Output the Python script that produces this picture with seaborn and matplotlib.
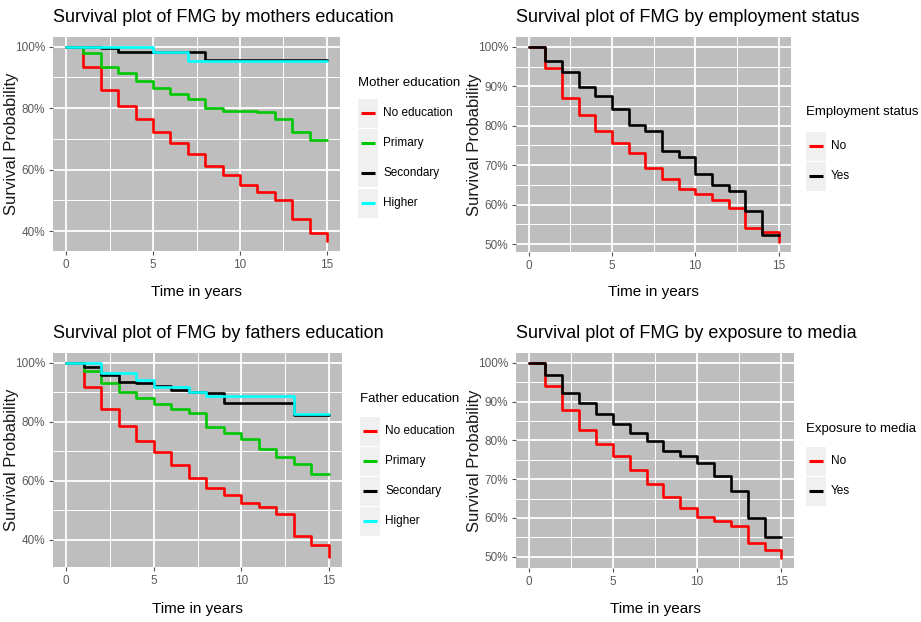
import numpy as np
import pandas as pd
import matplotlib
matplotlib.use("Agg")
import matplotlib.pyplot as plt
import seaborn as sns
from matplotlib.lines import Line2D
from matplotlib.patches import Rectangle
from matplotlib.ticker import FuncFormatter, MultipleLocator
from matplotlib.transforms import blended_transform_factory

# ---------------- data (survival probability in %, value after step at each year) -------------
years = list(range(0, 16))

mother_groups = ["No education", "Primary", "Secondary", "Higher"]
mother_no_education = [100, 93.3, 86.0, 80.8, 76.6, 72.3, 68.8, 65.0, 61.2, 58.3, 54.9, 52.7, 50.0, 43.8, 39.5, 36.7]
mother_primary = [100, 97.8, 93.3, 91.4, 88.9, 86.7, 84.6, 82.9, 80.0, 79.0, 79.0, 78.6, 76.4, 72.1, 69.6, 69.6]
mother_secondary = [100, 100, 99.6, 98.3, 98.3, 98.3, 98.3, 98.3, 95.6, 95.6, 95.6, 95.6, 95.6, 95.6, 95.6, 95.6]
mother_higher = [100, 100, 100, 100, 100, 98.3, 98.3, 95.2, 95.2, 95.2, 95.2, 95.2, 95.2, 95.2, 95.2, 95.2]

employment_groups = ["No", "Yes"]
employment_no = [100, 94.5, 86.9, 82.6, 78.6, 75.7, 73.0, 69.3, 66.6, 64.1, 62.8, 61.3, 59.2, 54.1, 53.0, 50.5]
employment_yes = [100, 96.3, 93.5, 89.9, 87.5, 84.3, 80.3, 78.6, 73.6, 72.0, 67.9, 65.1, 63.4, 58.3, 52.4, 52.4]

father_groups = ["No education", "Primary", "Secondary", "Higher"]
father_no_education = [100, 91.7, 84.4, 78.5, 73.6, 69.6, 65.2, 60.9, 57.5, 55.1, 52.5, 51.1, 48.8, 41.1, 38.2, 34.0]
father_primary = [100, 97.2, 93.2, 90.0, 88.2, 86.0, 84.4, 82.9, 78.1, 76.2, 74.0, 70.9, 68.0, 65.7, 62.1, 62.1]
father_secondary = [100, 98.6, 95.8, 93.5, 93.2, 92.0, 90.8, 90.0, 89.6, 86.4, 86.4, 86.4, 86.4, 82.2, 82.2, 82.2]
father_higher = [100, 99.8, 96.5, 96.4, 94.0, 91.8, 91.8, 90.0, 88.7, 88.7, 88.7, 88.7, 88.7, 82.5, 82.5, 82.5]

media_groups = ["No", "Yes"]
media_no = [100, 94.0, 87.7, 82.6, 79.1, 75.9, 72.4, 68.8, 65.3, 62.5, 60.3, 59.3, 57.9, 53.4, 51.7, 49.6]
media_yes = [100, 96.8, 92.2, 89.7, 86.9, 84.3, 81.9, 79.9, 77.2, 75.9, 74.1, 70.9, 67.0, 59.9, 55.2, 55.2]

titles = ["Survival plot of FMG by mothers education",
          "Survival plot of FMG by employment status",
          "Survival plot of FMG by fathers education",
          "Survival plot of FMG by exposure to media"]
legend_titles = ["Mother education", "Employment status", "Father education", "Exposure to media"]
xlabel = "Time in years"
ylabel = "Survival Probability"

four_colors = ["#ff0000", "#00c800", "#000000", "#00ffff"]
two_colors = ["#ff0000", "#000000"]

# ---------------- styling ----------------
sns.set_theme(style="white")
plt.rcParams["font.family"] = ["Liberation Sans", "DejaVu Sans"]

W, H = 921, 622
fig = plt.figure(figsize=(W / 100, H / 100), dpi=100)
fig.patch.set_facecolor("white")


def fx(x):
    return x / W


def fy(y):
    return 1 - y / H


def frac(x0, y0, x1, y1):
    return [x0 / W, 1 - y1 / H, (x1 - x0) / W, (y1 - y0) / H]


panels = [
    dict(rect=frac(53, 37, 340, 251), groups=mother_groups,
         vals=[mother_no_education, mother_primary, mother_secondary, mother_higher],
         colors=four_colors, step=20, minor=10,
         title_xy=(53, 17), ylab_x=12, xlab_y=292,
         leg_x=358, leg_title_y=83, leg_row0=113),
    dict(rect=frac(516, 37, 791, 252), groups=employment_groups,
         vals=[employment_no, employment_yes], colors=two_colors, step=10, minor=5,
         title_xy=(516, 17), ylab_x=474, xlab_y=292,
         leg_x=806, leg_title_y=112, leg_row0=146),
    dict(rect=frac(53, 353, 342, 567), groups=father_groups,
         vals=[father_no_education, father_primary, father_secondary, father_higher],
         colors=four_colors, step=20, minor=10,
         title_xy=(53, 334), ylab_x=12, xlab_y=609,
         leg_x=360, leg_title_y=399, leg_row0=431),
    dict(rect=frac(516, 353, 794, 568), groups=media_groups,
         vals=[media_no, media_yes], colors=two_colors, step=10, minor=5,
         title_xy=(516, 334), ylab_x=474, xlab_y=609,
         leg_x=806, leg_title_y=429, leg_row0=461),
]

ROW_H = 30
KEY_W = 20

for i, p in enumerate(panels):
    ax = fig.add_axes(p["rect"])
    rows = []
    for g, v in zip(p["groups"], p["vals"]):
        for t, s in zip(years, v):
            rows.append((t, s, g))
    df = pd.DataFrame(rows, columns=["time", "surv", "group"])
    sns.lineplot(data=df, x="time", y="surv", hue="group", hue_order=p["groups"],
                 palette=p["colors"], estimator=None, sort=False, drawstyle="steps-post",
                 linewidth=1.9, legend=False, ax=ax)
    allv = np.concatenate([np.array(v) for v in p["vals"]])
    lo, hi = allv.min(), allv.max()
    pad = (hi - lo) * 0.05
    ax.set_ylim(lo - pad, hi + pad)
    ax.set_xlim(-0.75, 15.75)
    ax.set_facecolor("#bebebe")
    for s in ax.spines.values():
        s.set_visible(False)
    ax.xaxis.set_major_locator(MultipleLocator(5))
    ax.xaxis.set_minor_locator(MultipleLocator(2.5))
    ax.yaxis.set_major_locator(MultipleLocator(p["step"]))
    ax.yaxis.set_minor_locator(MultipleLocator(p["minor"]))
    ax.yaxis.set_major_formatter(FuncFormatter(lambda v, _: f"{v:.0f}%"))
    ax.grid(which="major", color="white", lw=1.3)
    ax.grid(which="minor", color="white", lw=0.7)
    ax.set_axisbelow(True)
    ax.tick_params(which="major", length=3, width=0.8, color="#555555", labelcolor="#5a5a5a",
                   labelsize=8.5, pad=2.5, bottom=True, left=True)
    ax.tick_params(which="minor", length=0, bottom=False, left=False)

    ax.set_xlabel(xlabel, fontsize=11, color="black")
    ax.xaxis.label.set_va("center")
    ax.xaxis.set_label_coords(0.5, fy(p["xlab_y"]),
                              transform=blended_transform_factory(ax.transAxes, fig.transFigure))
    ax.set_ylabel(ylabel, fontsize=12, color="#1a1a1a")
    ax.yaxis.label.set_va("center")
    ax.yaxis.set_label_coords(fx(p["ylab_x"]), 0.5,
                              transform=blended_transform_factory(fig.transFigure, ax.transAxes))

    tx, ty = p["title_xy"]
    fig.text(fx(tx), fy(ty), titles[i], fontsize=13, color="black", ha="left", va="center")

    # legend (ggplot style: grey key boxes)
    lx = p["leg_x"]
    fig.text(fx(lx), fy(p["leg_title_y"]), legend_titles[i], fontsize=9.5, color="black",
             ha="left", va="center")
    for k, (g, c) in enumerate(zip(p["groups"], p["colors"])):
        cy = p["leg_row0"] + k * ROW_H
        fig.add_artist(Rectangle((fx(lx), fy(cy + ROW_H / 2 - 0.5)), KEY_W / W, (ROW_H - 1) / H,
                                 transform=fig.transFigure, facecolor="#f0f0f0", edgecolor="none"))
        fig.add_artist(Line2D([fx(lx + 3), fx(lx + KEY_W - 3)], [fy(cy), fy(cy)],
                              transform=fig.transFigure, color=c, lw=2.2, solid_capstyle="butt"))
        fig.text(fx(lx + KEY_W + 5), fy(cy), g, fontsize=8.5, color="black", ha="left", va="center")

fig.savefig("out.png", dpi=100)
___
Task prompt >> Reproduce the material above exactly, first line through the line that contains "59.9, 55.2, 55.2]", minus the pictures.

Completed exercise >>
Output the Python script that produces this picture with seaborn and matplotlib.
import numpy as np
import pandas as pd
import matplotlib
matplotlib.use("Agg")
import matplotlib.pyplot as plt
import seaborn as sns
from matplotlib.lines import Line2D
from matplotlib.patches import Rectangle
from matplotlib.ticker import FuncFormatter, MultipleLocator
from matplotlib.transforms import blended_transform_factory

# ---------------- data (survival probability in %, value after step at each year) -------------
years = list(range(0, 16))

mother_groups = ["No education", "Primary", "Secondary", "Higher"]
mother_no_education = [100, 93.3, 86.0, 80.8, 76.6, 72.3, 68.8, 65.0, 61.2, 58.3, 54.9, 52.7, 50.0, 43.8, 39.5, 36.7]
mother_primary = [100, 97.8, 93.3, 91.4, 88.9, 86.7, 84.6, 82.9, 80.0, 79.0, 79.0, 78.6, 76.4, 72.1, 69.6, 69.6]
mother_secondary = [100, 100, 99.6, 98.3, 98.3, 98.3, 98.3, 98.3, 95.6, 95.6, 95.6, 95.6, 95.6, 95.6, 95.6, 95.6]
mother_higher = [100, 100, 100, 100, 100, 98.3, 98.3, 95.2, 95.2, 95.2, 95.2, 95.2, 95.2, 95.2, 95.2, 95.2]

employment_groups = ["No", "Yes"]
employment_no = [100, 94.5, 86.9, 82.6, 78.6, 75.7, 73.0, 69.3, 66.6, 64.1, 62.8, 61.3, 59.2, 54.1, 53.0, 50.5]
employment_yes = [100, 96.3, 93.5, 89.9, 87.5, 84.3, 80.3, 78.6, 73.6, 72.0, 67.9, 65.1, 63.4, 58.3, 52.4, 52.4]

father_groups = ["No education", "Primary", "Secondary", "Higher"]
father_no_education = [100, 91.7, 84.4, 78.5, 73.6, 69.6, 65.2, 60.9, 57.5, 55.1, 52.5, 51.1, 48.8, 41.1, 38.2, 34.0]
father_primary = [100, 97.2, 93.2, 90.0, 88.2, 86.0, 84.4, 82.9, 78.1, 76.2, 74.0, 70.9, 68.0, 65.7, 62.1, 62.1]
father_secondary = [100, 98.6, 95.8, 93.5, 93.2, 92.0, 90.8, 90.0, 89.6, 86.4, 86.4, 86.4, 86.4, 82.2, 82.2, 82.2]
father_higher = [100, 99.8, 96.5, 96.4, 94.0, 91.8, 91.8, 90.0, 88.7, 88.7, 88.7, 88.7, 88.7, 82.5, 82.5, 82.5]

media_groups = ["No", "Yes"]
media_no = [100, 94.0, 87.7, 82.6, 79.1, 75.9, 72.4, 68.8, 65.3, 62.5, 60.3, 59.3, 57.9, 53.4, 51.7, 49.6]
media_yes = [100, 96.8, 92.2, 89.7, 86.9, 84.3, 81.9, 79.9, 77.2, 75.9, 74.1, 70.9, 67.0, 59.9, 55.2, 55.2]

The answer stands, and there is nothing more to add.